=== Problem to work on ===
Restate each line word for word. Leave out every picture.

=== Information supplied ===
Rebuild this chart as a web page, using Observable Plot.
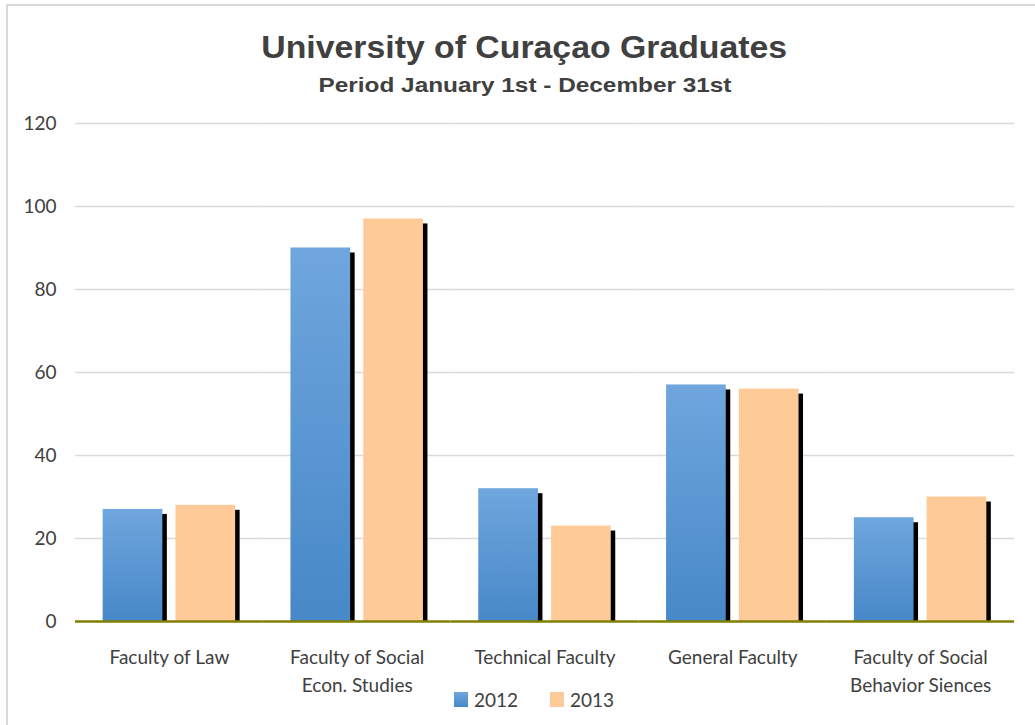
<!DOCTYPE html>
<html>
<head>
<meta charset="utf-8">
<script src="https://cdn.jsdelivr.net/npm/d3@7"></script>
<script src="https://cdn.jsdelivr.net/npm/@observablehq/plot@0.6"></script>
<style>
  html, body { margin: 0; padding: 0; background: #fff; }
  #frame { position: absolute; left: 6px; top: 4px; width: 1100px; height: 800px; border-left: 2px solid #d9d9d9; border-top: 2px solid #d9d9d9; box-sizing: border-box; }
  #wrap { position: absolute; left: 0; top: 0; width: 1035px; }
  #title { height: 110px; text-align: center; font-family: "Liberation Sans", Arial, sans-serif; font-weight: bold; color: #404040; margin-left: 14px; }
  #title .t { padding-top: 30px; line-height: 36px; }
  #title .t span { display: inline-block; font-size: 31px; transform: scaleX(1.09); }
  #title .s { line-height: 26px; margin-top: 1px; }
  #title .s span { display: inline-block; font-size: 21px; transform: scaleX(1.16); }
  #legend { position: absolute; top: 688px; left: 0; width: 1035px; font-family: Lato, "Open Sans", sans-serif; font-size: 19px; color: #404040; }
  .item { position: absolute; top: 0; height: 22px; display: flex; align-items: center; }
  .sw { width: 14px; height: 15px; margin-right: 6px; }
  #chart svg { display: block; overflow: visible; }
</style>
</head>
<body>
<div id="frame"></div>
<div id="wrap">
  <div id="title">
    <div class="t"><span>University of Curaçao Graduates</span></div>
    <div class="s"><span>Period January 1st - December 31st</span></div>
  </div>
  <div id="chart"></div>
  <div id="legend"></div>
</div>
<script>
const categories = ["Faculty of Law", "Faculty of Social\nEcon. Studies", "Technical Faculty", "General Faculty", "Faculty of Social\nBehavior Siences"];
const years = ["2012", "2013"];
const values2012 = [27, 90, 32, 57, 25];
const values2013 = [28, 97, 23, 56, 30];
const yTicks = [0, 20, 40, 60, 80, 100, 120];

const data = [];
categories.forEach((c, i) => {
  data.push({cat: c, year: years[0], value: values2012[i]});
  data.push({cat: c, year: years[1], value: values2013[i]});
});

const defs = () => {
  const d = d3.create("svg:defs");
  const g = d.append("linearGradient").attr("id", "blueGrad").attr("x1", 0).attr("y1", 0).attr("x2", 0).attr("y2", 1);
  g.append("stop").attr("offset", "0%").attr("stop-color", "#6fa6dd");
  g.append("stop").attr("offset", "100%").attr("stop-color", "#4788c8");
  return d.node();
};

const chart = Plot.plot({
  width: 1035,
  height: 615,
  marginTop: 13,
  marginBottom: 104,
  marginLeft: 75,
  marginRight: 21,
  style: { fontFamily: "Lato, 'Open Sans', sans-serif", fontSize: "19px", color: "#404040", background: "transparent" },
  fx: { domain: categories, padding: 0, round: false, label: null },
  x: { domain: years, paddingInner: 0.18, paddingOuter: 0.38, round: false, axis: null },
  y: { domain: [0, 120], label: null },
  marks: [
    defs,
    Plot.ruleY(yTicks.filter(d => d > 0), { stroke: "#d9d9d9", strokeWidth: 1.5 }),
    Plot.barY(data, { fx: "cat", x: "year", y: "value", fill: "#000", dx: 4.5, insetTop: 5 }),
    Plot.barY(data, { fx: "cat", x: "year", y: "value", fill: d => d.year === "2012" ? "url(#blueGrad)" : "#fecb98" }),
    Plot.ruleY([0], { stroke: "#808000", strokeWidth: 2.5 }),
    Plot.axisY({ ticks: yTicks, tickSize: 0, tickPadding: 19, label: null, fill: "#404040", fontSize: 19 }),
    Plot.axisFx({ anchor: "bottom", tickSize: 0, tickPadding: 22, label: null, fill: "#404040", fontSize: 19, lineHeight: 1.5 })
  ]
});
document.getElementById("chart").appendChild(chart);

const legend = document.getElementById("legend");
const legendItems = [
  { label: years[0], bg: "linear-gradient(#6fa6dd, #4788c8)", left: 454 },
  { label: years[1], bg: "#fecb98", left: 550 }
];
legendItems.forEach(it => {
  const el = document.createElement("div");
  el.className = "item";
  el.style.left = it.left + "px";
  el.innerHTML = `<div class="sw" style="background:${it.bg}"></div><span>${it.label}</span>`;
  legend.appendChild(el);
});
</script>
</body>
</html>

=== Output for this task ===
Rebuild this chart as a web page, using Observable Plot.
<!DOCTYPE html>
<html>
<head>
<meta charset="utf-8">
<script src="https://cdn.jsdelivr.net/npm/d3@7"></script>
<script src="https://cdn.jsdelivr.net/npm/@observablehq/plot@0.6"></script>
<style>
  html, body { margin: 0; padding: 0; background: #fff; }
  #frame { position: absolute; left: 6px; top: 4px; width: 1100px; height: 800px; border-left: 2px solid #d9d9d9; border-top: 2px solid #d9d9d9; box-sizing: border-box; }
  #wrap { position: absolute; left: 0; top: 0; width: 1035px; }
  #title { height: 110px; text-align: center; font-family: "Liberation Sans", Arial, sans-serif; font-weight: bold; color: #404040; margin-left: 14px; }
  #title .t { padding-top: 30px; line-height: 36px; }
  #title .t span { display: inline-block; font-size: 31px; transform: scaleX(1.09); }
  #title .s { line-height: 26px; margin-top: 1px; }
  #title .s span { display: inline-block; font-size: 21px; transform: scaleX(1.16); }
  #legend { position: absolute; top: 688px; left: 0; width: 1035px; font-family: Lato, "Open Sans", sans-serif; font-size: 19px; color: #404040; }
  .item { position: absolute; top: 0; height: 22px; display: flex; align-items: center; }
  .sw { width: 14px; height: 15px; margin-right: 6px; }
  #chart svg { display: block; overflow: visible; }
</style>
</head>
<body>
<div id="frame"></div>
<div id="wrap">
  <div id="title">
    <div class="t"><span>University of Curaçao Graduates</span></div>
    <div class="s"><span>Period January 1st - December 31st</span></div>
  </div>
  <div id="chart"></div>
  <div id="legend"></div>
</div>
<script>
const categories = ["Faculty of Law", "Faculty of Social\nEcon. Studies", "Technical Faculty", "General Faculty", "Faculty of Social\nBehavior Siences"];
const years = ["2012", "2013"];
const values2012 = [27, 90, 32, 57, 25];
const values2013 = [28, 97, 23, 56, 30];
const yTicks = [0, 20, 40, 60, 80, 100, 120];

const data = [];
categories.forEach((c, i) => {
  data.push({cat: c, year: years[0], value: values2012[i]});
  data.push({cat: c, year: years[1], value: values2013[i]});
});

const defs = () => {
  const d = d3.create("svg:defs");
  const g = d.append("linearGradient").attr("id", "blueGrad").attr("x1", 0).attr("y1", 0).attr("x2", 0).attr("y2", 1);
  g.append("stop").attr("offset", "0%").attr("stop-color", "#6fa6dd");
  g.append("stop").attr("offset", "100%").attr("stop-color", "#4788c8");
  return d.node();
};

const chart = Plot.plot({
  width: 1035,
  height: 615,
  marginTop: 13,
  marginBottom: 104,
  marginLeft: 75,
  marginRight: 21,
  style: { fontFamily: "Lato, 'Open Sans', sans-serif", fontSize: "19px", color: "#404040", background: "transparent" },
  fx: { domain: categories, padding: 0, round: false, label: null },
  x: { domain: years, paddingInner: 0.18, paddingOuter: 0.38, round: false, axis: null },
  y: { domain: [0, 120], label: null },
  marks: [
    defs,
    Plot.ruleY(yTicks.filter(d => d > 0), { stroke: "#d9d9d9", strokeWidth: 1.5 }),
    Plot.barY(data, { fx: "cat", x: "year", y: "value", fill: "#000", dx: 4.5, insetTop: 5 }),
    Plot.barY(data, { fx: "cat", x: "year", y: "value", fill: d => d.year === "2012" ? "url(#blueGrad)" : "#fecb98" }),
    Plot.ruleY([0], { stroke: "#808000", strokeWidth: 2.5 }),
    Plot.axisY({ ticks: yTicks, tickSize: 0, tickPadding: 19, label: null, fill: "#404040", fontSize: 19 }),
    Plot.axisFx({ anchor: "bottom", tickSize: 0, tickPadding: 22, label: null, fill: "#404040", fontSize: 19, lineHeight: 1.5 })
  ]
});
document.getElementById("chart").appendChild(chart);

const legend = document.getElementById("legend");
const legendItems = [
  { label: years[0], bg: "linear-gradient(#6fa6dd, #4788c8)", left: 454 },
  { label: years[1], bg: "#fecb98", left: 550 }
];
legendItems.forEach(it => {
  const el = document.createElement("div");
  el.className = "item";
  el.style.left = it.left + "px";
  el.innerHTML = `<div class="sw" style="background:${it.bg}"></div><span>${it.label}</span>`;
  legend.appendChild(el);
});
</script>
</body>
</html>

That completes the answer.